Во время наших командировок я часто вспоминал одну книгу, которую оставил в 6-м блоке. Она называлась «Мы, суринамские рабы», и говорилось в ней о судьбе аборигенов колонии нидерландская Гвиана (Суринам). Как же я завидовал участи тех рабов, сравнивая ее с судьбой тех, кто проживает в «самой развитой социалистической стране на земном шаре»!

В лагере начались работы по возведению двух деревянных бараков. Строительство началось с нуля, с голой земли. Материалы для строительства мы должны были подвозить к месту строительства после того, как мы возвращались из своего «главного путешествия», то есть с вечера до поздней ночи.

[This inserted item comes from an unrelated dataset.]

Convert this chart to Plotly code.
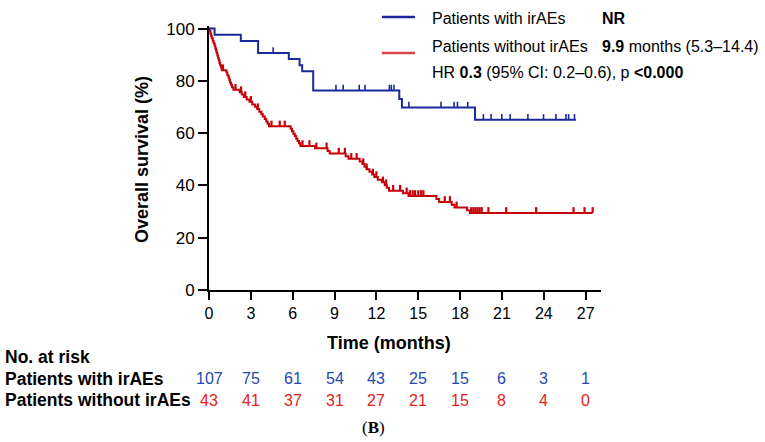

Мне пришлось порвать со своими бывшими товарищами Захе и Пфайффером, поскольку оба они решили последовать предложению о вступлении в Союз немецких офицеров, составленному их наставником и бывшим капитаном-зенитчиком Рёкманном. Немного поразмыслив, они в конце концов подписали этот документ. Как я понял еще раньше из их разговоров в 6-м блоке, они сожалели, что «поставили не на ту лошадь», и теперь раздумывали, как бы исправить ошибку. В результате по инициативе лидера активистов монастырского лагеря Хартманна их вернули в Елабугу, где они вступили в Союз немецких офицеров. В качестве награды Пфайффер стал работать в прачечной, а Захе возглавил бригаду, занятую на внутренних работах. Кнаккштедта и Келлера отправили обратно в основной лагерь по болезни, и теперь из блока номер 6 здесь остались только мы с Гётцем. Мы еще более сблизились и стали добрыми друзьями.

В лагере от дизентерии умер бывший лейтенант флота Хаке из Берлина. Лагерный врач доктор Шульц, который прежде был доктором в одном подразделении с Херманом, не посчитал необходимым отправить его в госпиталь. Для того чтобы как следует запомнить эту смерть, я попросил санитара раздеть труп. Потрясенный, стиснув зубы, я стоял перед умершим. Хаке, как и я, попал в плен под Сталинградом. Всего несколько недель назад мы оба работали в качестве «белых рабов XX века», как мы с иронией называли сами себя, впрягшись в телеги для дров. Хаке благополучно пережил сыпной тиф, который вскоре после того, как мы оказались в плену, забрал десятки тысяч наших товарищей. И теперь из-за бесчеловечного отношения со стороны доктора-немца, цепляющегося за свое место, он погиб такой нелепой смертью! Негодовали все, даже члены Союза немецких офицеров; каждый хотел бы наказать старшего врача Шульца. Говорят, что он родом из Глогау[13]. Кажется, русские тоже хотят убрать Шульца с его поста. Его преемник старший врач Кюнде, порядочный и человечный, кажется нам гораздо более достойной фигурой на этой должности.